NZTech calls for IT industry's own CTO

NZTech head suggests IT industry should create a CTO role, and find a suitable candidate, independent of the government

In the latest development in the long running debacle surrounding the government's attempts to appoint a chief technology officer, the head of NZTech has suggested the IT industry should create a CTO role, and find a suitable candidate, independent of the government.

NZTech chief executive Graeme Muller said NZTech now comprised 21 technology communities with more than 800 member organisations between them: tech firms, startups and high-tech manufacturers, universities, government agencies and large corporations such as banks, insurance companies, agri-businesses and an airline.

“Many are already starting work on national strategies," Mueller said. "The New Zealand AI Forum has more than 100 people voluntarily helping drive working groups, including the development of a national artificial intelligence strategy. Let’s develop our own Ministry of the Future and collectively start developing a national digital/tech strategy for New Zealand."

Muller said he would put a plan to NZTech's strategy and planning day on 20 September to bring together all those who had applied for the CTO role (in its initial recruitment round the government deemed none of the applicants to be suitable).

Mueller said NZTech had supported the creation of the CTO role back in 2014. “During the 2014 NZTech annual meeting panel discussion with MPs, the idea of a CTO or tech advisor for the government was first muted by [Xero founder] Rod Drury.
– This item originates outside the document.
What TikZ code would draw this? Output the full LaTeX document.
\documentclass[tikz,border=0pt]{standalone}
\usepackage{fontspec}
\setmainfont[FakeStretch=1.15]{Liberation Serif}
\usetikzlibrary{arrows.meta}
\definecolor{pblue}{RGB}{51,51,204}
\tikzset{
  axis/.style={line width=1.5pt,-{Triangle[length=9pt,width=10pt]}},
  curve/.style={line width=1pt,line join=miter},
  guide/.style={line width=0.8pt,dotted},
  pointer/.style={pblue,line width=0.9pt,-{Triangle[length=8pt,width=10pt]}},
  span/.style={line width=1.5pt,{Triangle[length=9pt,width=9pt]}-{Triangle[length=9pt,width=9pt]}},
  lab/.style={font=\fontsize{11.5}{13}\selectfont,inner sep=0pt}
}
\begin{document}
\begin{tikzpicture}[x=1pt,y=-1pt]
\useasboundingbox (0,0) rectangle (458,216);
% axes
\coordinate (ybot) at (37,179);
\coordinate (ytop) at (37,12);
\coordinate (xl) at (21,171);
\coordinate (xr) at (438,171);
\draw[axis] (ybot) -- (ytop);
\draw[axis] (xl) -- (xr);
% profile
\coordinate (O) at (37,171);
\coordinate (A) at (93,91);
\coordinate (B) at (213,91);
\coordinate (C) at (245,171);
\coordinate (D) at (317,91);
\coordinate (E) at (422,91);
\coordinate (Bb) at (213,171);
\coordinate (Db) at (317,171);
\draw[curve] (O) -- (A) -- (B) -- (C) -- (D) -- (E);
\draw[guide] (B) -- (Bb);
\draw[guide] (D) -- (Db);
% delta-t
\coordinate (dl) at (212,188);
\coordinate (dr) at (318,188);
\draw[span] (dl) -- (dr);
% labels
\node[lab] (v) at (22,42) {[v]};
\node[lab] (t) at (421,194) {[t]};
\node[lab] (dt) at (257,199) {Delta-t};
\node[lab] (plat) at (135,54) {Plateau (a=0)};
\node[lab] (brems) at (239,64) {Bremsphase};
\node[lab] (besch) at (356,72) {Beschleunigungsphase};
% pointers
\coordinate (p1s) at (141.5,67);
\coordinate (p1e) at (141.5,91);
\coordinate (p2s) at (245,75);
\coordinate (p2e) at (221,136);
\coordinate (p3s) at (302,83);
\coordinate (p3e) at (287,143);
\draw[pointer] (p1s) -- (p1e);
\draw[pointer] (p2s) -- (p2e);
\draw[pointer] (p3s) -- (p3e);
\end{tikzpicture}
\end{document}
Candace Kinser, the chief executive of NZTech at the time, picked this idea up and developed it into a core pillar of NZTech’s 2014 technology policy platforms.
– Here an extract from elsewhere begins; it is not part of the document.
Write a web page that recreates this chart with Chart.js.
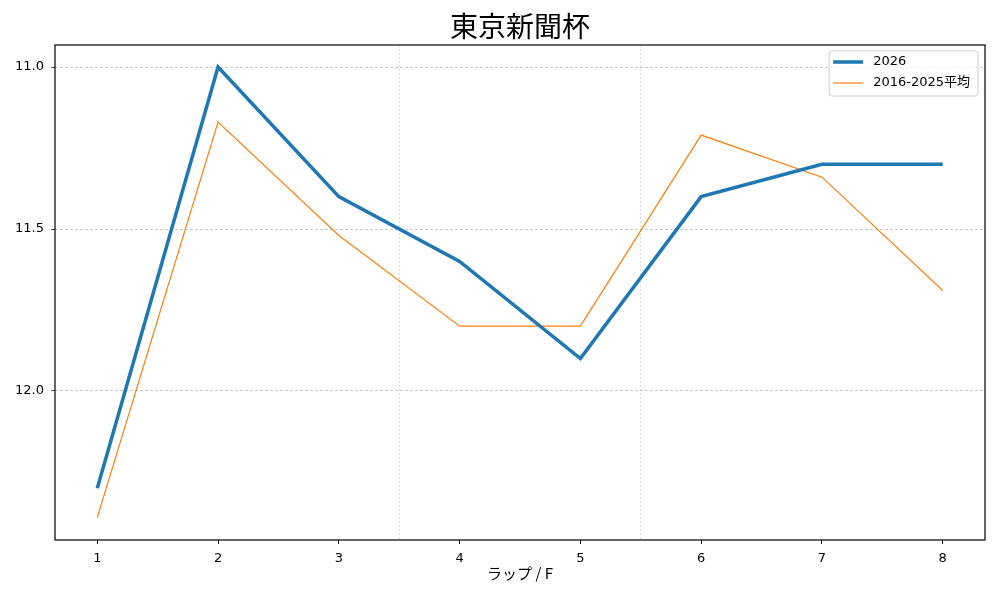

“The recommendation was for the creation of a chief technology advisor reporting directly to the prime minister to provide advice on the strategic use of technology across government and throughout society."

Then, in early 2017 NZTech, IT professionals and InternetNZ brought together a collective of 20 leading technology groups to develop a tech manifesto for the 2017 election.

“The call was put out for a Ministry of the Future, a pseudo-agency bringing government and the private sector together, led by a chief technology advisor, focused on positioning New Zealand and all Government agencies and society to take best advantage of a technologically enabled future," Mueller said.